シンガポール通信-領土拡大政策と宗教2

さて前回中国が本気で覇権主義や領土拡大主義を政策としているわけではないと考えられるということを述べた。さらに領土拡大主義と宗教との関係に触れ、過去の歴史を見るとキリスト教イスラム教が領土拡大主義と結びついてきたことを述べた。

イスラム教やキリスト教はいわゆる一神教である。一神教と領土拡大主義は結びつきやすいのだろうか。唯一の神を信じるということは他の神を認めないということである。もっというと他の神の存在は許してはならないということになる。一神教の熱心な信者であればあるほどそれ以外の宗教を信じている異教徒は敵であり、改宗させるかもしくは打ち倒す必要があると考えるのであろう。

一神教の熱心な信者であればあるほど、他の神を信じる異教徒を打ち破り世界を自分の信じる一神教の治める世界にしたいと願う。ここに一神教が領土拡大主義と結びつきやすい理由があるのかもしれない。

さてそれでは、異なる宗教を信じる中国や日本などのアジア諸国はどうだろう。これらの国々では仏教・儒教が主要な宗教である。仏教は欧米流の意味での「神」の存在しない宗教である。神の教えに従うことを最重要とする一神教の教えに対して、仏教では人間の一人一人が自分自身を精神の高みに持ち上げることをめざす。そしてその極限に「悟り」という境地があり、悟りを実現することこそが仏教徒の目指すものであるというのが基本的な考え方である。

釈迦はそれを達成した偉大な人物であり、釈迦の教えに沿って自分自身を精神的に高めていくことが仏教の教えるところなのである。したがって釈迦は神ではなくて、個々の人間がめざすべき悟りを達成した偉大な先達とみなすべきなのである。ここには人間をも含めて全てを創り出し、またすべてを見通す神という基本的な概念はない。

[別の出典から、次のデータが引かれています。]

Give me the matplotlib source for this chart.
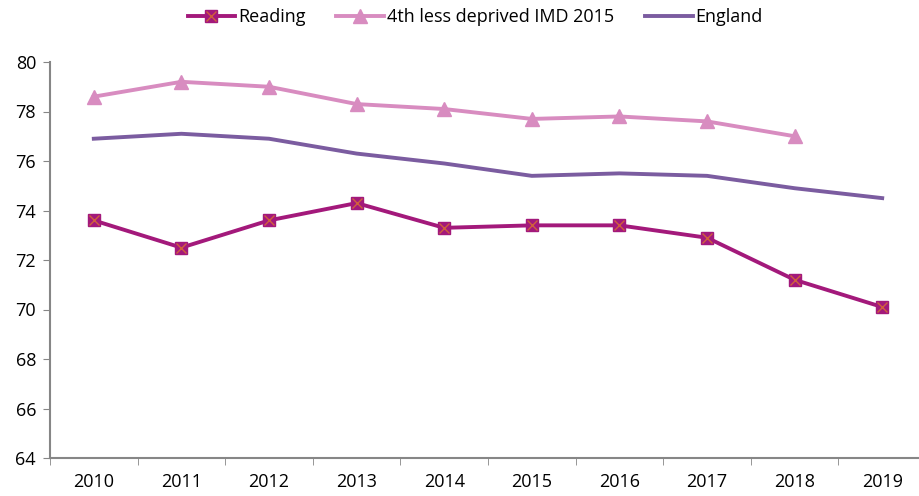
import numpy as np
import matplotlib.pyplot as plt
from matplotlib.legend_handler import HandlerTuple

plt.rcParams['font.family'] = ['Open Sans', 'DejaVu Sans']
plt.rcParams.update({'font.size': 13})

years = ['2010', '2011', '2012', '2013', '2014', '2015', '2016', '2017', '2018', '2019']
reading = [73.6, 72.5, 73.6, 74.3, 73.3, 73.4, 73.4, 72.9, 71.2, 70.1]
imd4 = [78.6, 79.2, 79.0, 78.3, 78.1, 77.7, 77.8, 77.6, 77.0]
england = [76.9, 77.1, 76.9, 76.3, 75.9, 75.4, 75.5, 75.4, 74.9, 74.5]

c_read = '#A3197B'
c_imd = '#D88CC0'
c_eng = '#7B5CA0'
grey = '#868686'

fig = plt.figure(figsize=(9.19, 4.96), dpi=100)
ax = fig.add_axes([50/919, 1-458/496, (919-50)/919, (458-62)/496])

x = np.arange(len(years))
l1, = ax.plot(x, reading, color=c_read, lw=2.8, marker='s', ms=8,
              mfc=c_read, mec=c_read, zorder=3)
l1x, = ax.plot(x, reading, ls='', marker='x', ms=6.5, mew=1.0, color='#D0603C', zorder=4)
l2, = ax.plot(x[:len(imd4)], imd4, color=c_imd, lw=2.8, marker='^', ms=9.5,
              mfc=c_imd, mec=c_imd, zorder=2)
l3, = ax.plot(x, england, color=c_eng, lw=2.8, zorder=2)

ax.set_ylim(64, 80)
ax.set_yticks(np.arange(64, 81, 2))
ax.set_xlim(-0.5, 9.42)
ax.set_xticks(x)
ax.set_xticklabels(years)
ax.set_xticks(np.arange(-0.5, 9.5, 1), minor=True)
ax.tick_params(axis='x', which='major', length=0, pad=11)
ax.tick_params(axis='x', which='minor', length=5, color=grey, direction='out')
ax.tick_params(axis='y', length=5, color=grey, direction='out', pad=5)

for s in ['top', 'right']:
    ax.spines[s].set_visible(False)
for s in ['left', 'bottom']:
    ax.spines[s].set_color(grey)
    ax.spines[s].set_linewidth(1.5)

ax.legend([(l1, l1x), l2, l3], ['Reading', '4th less deprived IMD 2015', 'England'],
          handler_map={tuple: HandlerTuple(ndivide=1, pad=0)},
          loc='center', bbox_to_anchor=(475/919, 1-17/496), bbox_transform=fig.transFigure,
          ncol=3, frameon=False, fontsize=13, handlelength=2.65, columnspacing=1.7,
          handletextpad=0.15)

fig.savefig('out.png', dpi=100)
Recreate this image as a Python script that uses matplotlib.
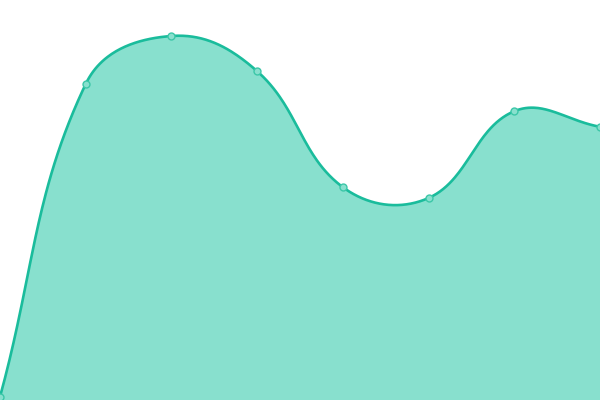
import numpy as np
import matplotlib.pyplot as plt

# valeurs (échelle 0-100)
labels = ['1', '2', '3', '4', '5', '6', '7', '8']
values = [0.8, 79, 91, 82.2, 53.2, 50.5, 72.2, 68.3]

W, H = 600, 400
tension = 0.4

fig = plt.figure(figsize=(6, 4), dpi=100)
ax = fig.add_axes([0, 0, 1, 1])
ax.set_xlim(0, len(values) - 1)
ax.set_ylim(0, 100)
ax.axis('off')

# points en pixels pour calculer les points de contrôle (comme Chart.js)
xs = np.arange(len(values)) * W / (len(values) - 1)
ys = H - np.array(values) * H / 100
pts = np.column_stack([xs, ys])

cp_before = []
cp_after = []
for i in range(len(pts)):
    prev = pts[i - 1] if i > 0 else pts[i]
    cur = pts[i]
    nxt = pts[i + 1] if i < len(pts) - 1 else pts[i]
    d01 = np.hypot(*(cur - prev))
    d12 = np.hypot(*(nxt - cur))
    s01 = d01 / (d01 + d12)
    s12 = d12 / (d01 + d12)
    fa = tension * s01
    fb = tension * s12
    cp_before.append(cur - fa * (nxt - prev))
    cp_after.append(cur + fb * (nxt - prev))

curve = []
t = np.linspace(0, 1, 60)[:, None]
for i in range(len(pts) - 1):
    p0, p1, p2, p3 = pts[i], cp_after[i], cp_before[i + 1], pts[i + 1]
    seg = (1 - t) ** 3 * p0 + 3 * (1 - t) ** 2 * t * p1 + 3 * (1 - t) * t ** 2 * p2 + t ** 3 * p3
    curve.append(seg)
curve = np.vstack(curve)

# retour en coordonnées des données
cx = curve[:, 0] * (len(values) - 1) / W
cy = (H - curve[:, 1]) * 100 / H

ax.fill_between(cx, cy, 0, color='#88e0ce', lw=0)
ax.plot(cx, cy, color='#1abc9c', lw=1.9, solid_capstyle='round')
ax.plot(np.arange(len(values)), values, 'o', ms=5, mfc='#88e0ce', mec='#3cc7a8', mew=1)

fig.savefig('out.png', dpi=100)
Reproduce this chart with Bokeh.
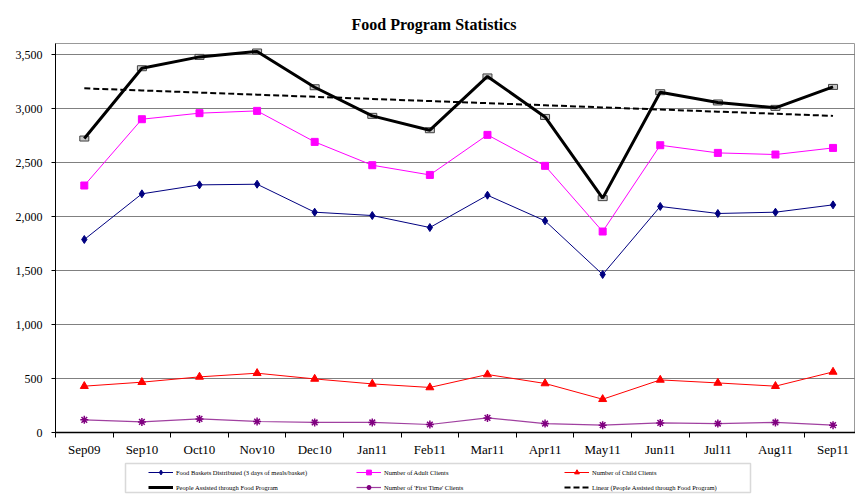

別の言い方をすると、キリスト教イスラム教は自分の他に神という存在があると信じる客観的な宗教なのである。それに対して仏教はあくまで主観的な立場にとどまり、自分自身をいかにして迷いから解放するか、自分自身の精神をいかにして高めるかということに主眼をおく。世界の創造を誰が行ったとか人間の創造を誰が行ったなどの、客観的なものごとには興味を持たないのである。

ここにアジアと欧米の基本的な考え方の相違がある。その相違は東洋一元論と西洋二元論の相違へとつながり、そのような基本的な思考の相違が現在の欧米の文明とアジアの文明を根底で分けているものへとつながっているのではないだろうか。
仏教の考え方に基づけば、別になんらかの宗教を信じる人間がそばにいても何の問題もない。その人間が心の悩みを抱えており、その解決のために相談してくれば仏教の教義を教えてやることもやぶさかではないが、その人が仏教に興味を持たなかったとしても何の問題もない。仏教は自分自身の心をどう取り扱うかということを教えているのであって、他人を仏教徒に改宗せよなどという考え方はないからである。

このことが、仏教が覇権主義・領土拡大主義と結びつきにくい理由ではないだろうか。そしてそのことが中国や日本が欧米の国々に比較すると先鋭的な領土拡大主義をとってこなかった理由ではあるまいか。

もう一つ中国やその周辺国である日本や韓国の人々のモラルの基本となってきた宗教がある。それは儒教である。孔子によって始められた儒教を宗教というのはおかしいかもしれない。孔子の教えは宗教的というよりも、個々人が他の人との関係たとえば父子、君臣、夫婦、盟友などの関係を円満に保つためにいかに振る舞うか、また皇帝などの人の上に立つ人が人々をいかに治めるべきかを説いたものだと解釈することができる。その意味では儒教はむしろ道徳だということもできるだろう。とは言いながらその教えの深さに惹かれて、儒教を宗教として扱い孔子儒教の教祖として崇める習慣が中国にあることはたしかである。

文化大革命によって、皇帝などの支配者に対する教えである儒教反革命的であるということで排斥された時代があった。しかし文化大革命から50年近く経った現在では、その頃の記憶も薄れやはり中国人の心のそこに儒教的考え方は厳然として残っていると考えられる。

五常(仁、義、礼、智、信)を人が身につけるべき徳であるとする儒教は、どう考えても覇権主義・領土拡大主義などと並立する考え方ではあるまい。儒教が現在でも人々の考え方・振る舞いの基本にあると考えられる中国・日本などでは欧米におけるような極端な覇権主義・領土拡大主義に走ることはないのではなかろうか。